5 января 1955 г.
Об этдм можно было бы и не писать, но стоит написать, чтобы когда‑нибудь перечесть и ощутить ход времени. Запись от 11 ноября 1948 года: «Кончились праздники…» — с какой тоской, страхом, злобой, болью, с какой серьезностью это писалось! Как сладко мечталось тогда о реванше, и как мало верилось в этот реванш! И вот он наступил, почти так, как мечталось: при блеске огней, при звуках музыки, на глазах былых свидетелей моего позора: Байдуков с рюмкой, провозглашающий за меня тост, кухонное подобострастие Байдучи хи, ручная Анна Николаевна, раздавленная Валя. Конечно, как мне и полагается, я увенчал триумф скотством, и еще немного и превратил бы его в новое поражение: как всегда, победа пришла слишком поздно, став ненужной. И я думаю, в ней меньше моей заслуги, нежели равнодушия окружающих. Так, верно, всегда бывает во внешней жизни; редко чего достигаешь сознательным волевым усилием — созревшее и подгнившее яблоко само падает к ногам. Но будем благодарны жизни и за такие скудные дары.
Сейчас опять в беде: пучит брюхо, изжога рвет какую‑то самую главную кишку, на которой всё держится, и Ада не звонит.
Что б ни было, я должен быть благодарен Аде. Из‑за нее я узнал целую область чувств, мне доселе неведомых. Более того, с незрелостью и самомнением младенца Заболоцкого я вообще не верил, что эти чувства бывают, и презирал тех, кто делал вид, будто их испытывает. Всё это пало на меня: постоянная память об утрате, боль даже во сне, гнетущее, ни на миг не покидающее ощущение бытия другого человека.
В этой связи интересно было бы понять, что привязывает меня к Лене. Мне кажется, я просто «вработался» в свое отношение к ней, как вработался во всё свое малоподвижное существование. Так же в свое время, только с чуть большим юношеским азартом, я вработался в Валю.
А с Адой совсем другое. С ней это похоже на то, о чем говорил Селин: полюбить чужую жизнь больше жизни своей. «Война!» — и раньше собственного страха мысль: а что же будет с ней? Вот то, что я пугаюсь за нее раньше, чем за себя, и есть то самое главное — новое, — что я получил от Ады.
От всех баб, которых я знал, не падало на меня и половины той нежности, доброты, глубочайшей душевной заинтересованности, как от одной Лены.
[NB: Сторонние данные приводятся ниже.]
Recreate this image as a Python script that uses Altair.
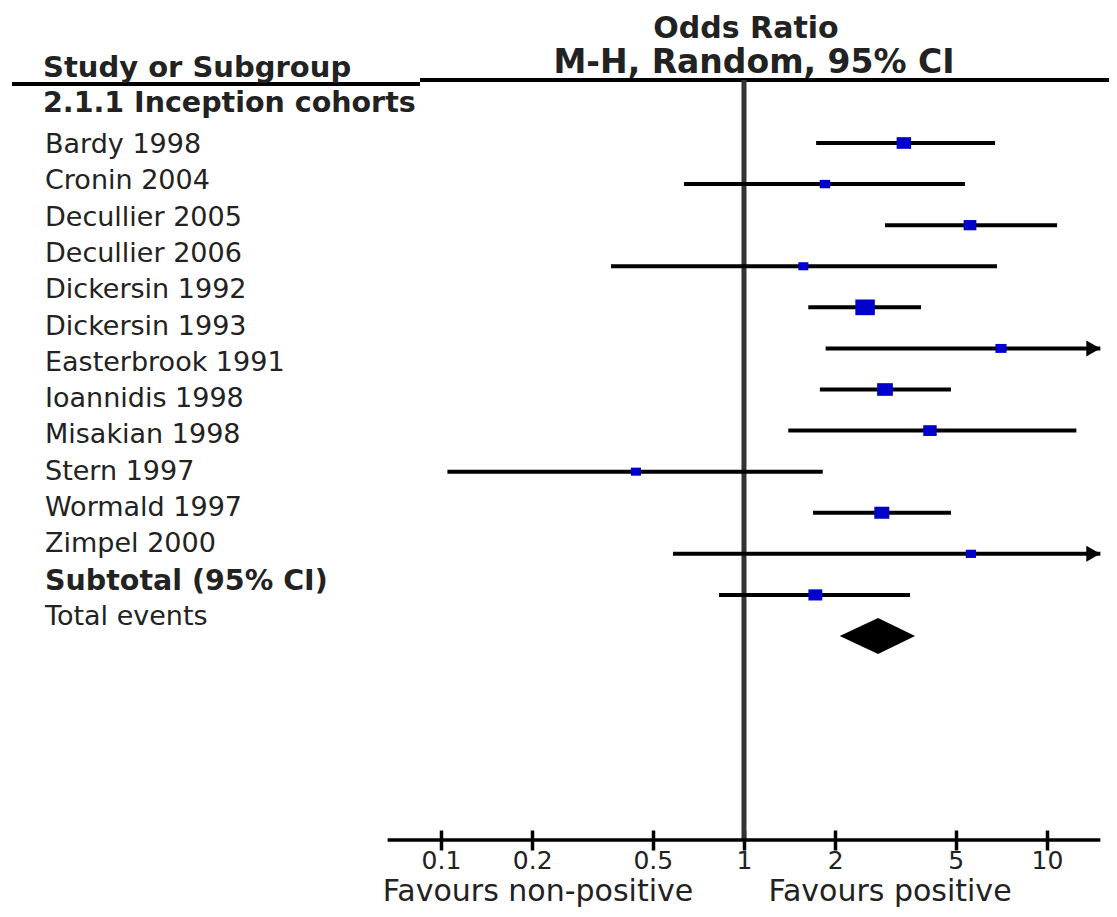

Был у Каплера. Я его знаю почти с детства, с Коктебеля. Тогда он поражал меня тем, что ходил по пляжу с высокой, белолицей, желтоволосой женщиной, казавшейся мне богиней. Сейчас она сгнила где‑то на холоду, что странно: ведь на холоде сохраняются. Затем помню его на экзаменах во ВГИКе. Как завидовал я тогда его серым фланелевым брюкам и пиджаку из синей рогожки! С каким сладострастием неудовлетворенного тщеславия рисовал я себя на его месте: в этих штанах и в этом пиджаке.
И вот передо мною — седой и очень бледный, как будто вываренный в молоке, еще приятный, но внутренно скомканный человек. Тень человека. Да и никто не вернулся оттуда, сохранив свою первозданность. Никто, за исключением Мары. Но в Маре высокочеловеческое было заложено таким мощнейшим пластом, что вся жесткость, вся грубость, вся подлость и мерзость лагерной жизни ничего не могли с ним поделать. Я вдруг понял, что Мара — единственный подлинный герой, какого мне довелось видеть.
Мы все, как глубинные рыбы, извлеченные на поверхность. Из страха давлением в миллион атмосфер нас перевели в разреженную среду жиденького полустраха. Наши души не выдерживают перемены давления — они не лопаются, как глубинные рыбы, но распадаются, разлагаются.
Сверхъестественная жалкость людей и невозможность не быть с ними жестоким. Иначе задушат, не по злобе, а так, как сорняк душит злаки.
ВИЗИТ К И. НИЛИНУ
Он был в рубашке с распахнутым воротом. Вся шея и спина, насколько мне было видно, усеяны наростами, как у ихтиозавра. Да он и вообще со своей парализованной ногой, из‑за которой не ходит, а как‑то влачится, ползает с перевальцем, со своим огромным туловом и отвисшей мордой похож на допотопное пресмыкающееся.
После бреда кривой болтовни, теплый прощальный разговор в голом садике, окружающем заплесневелые коттеджи.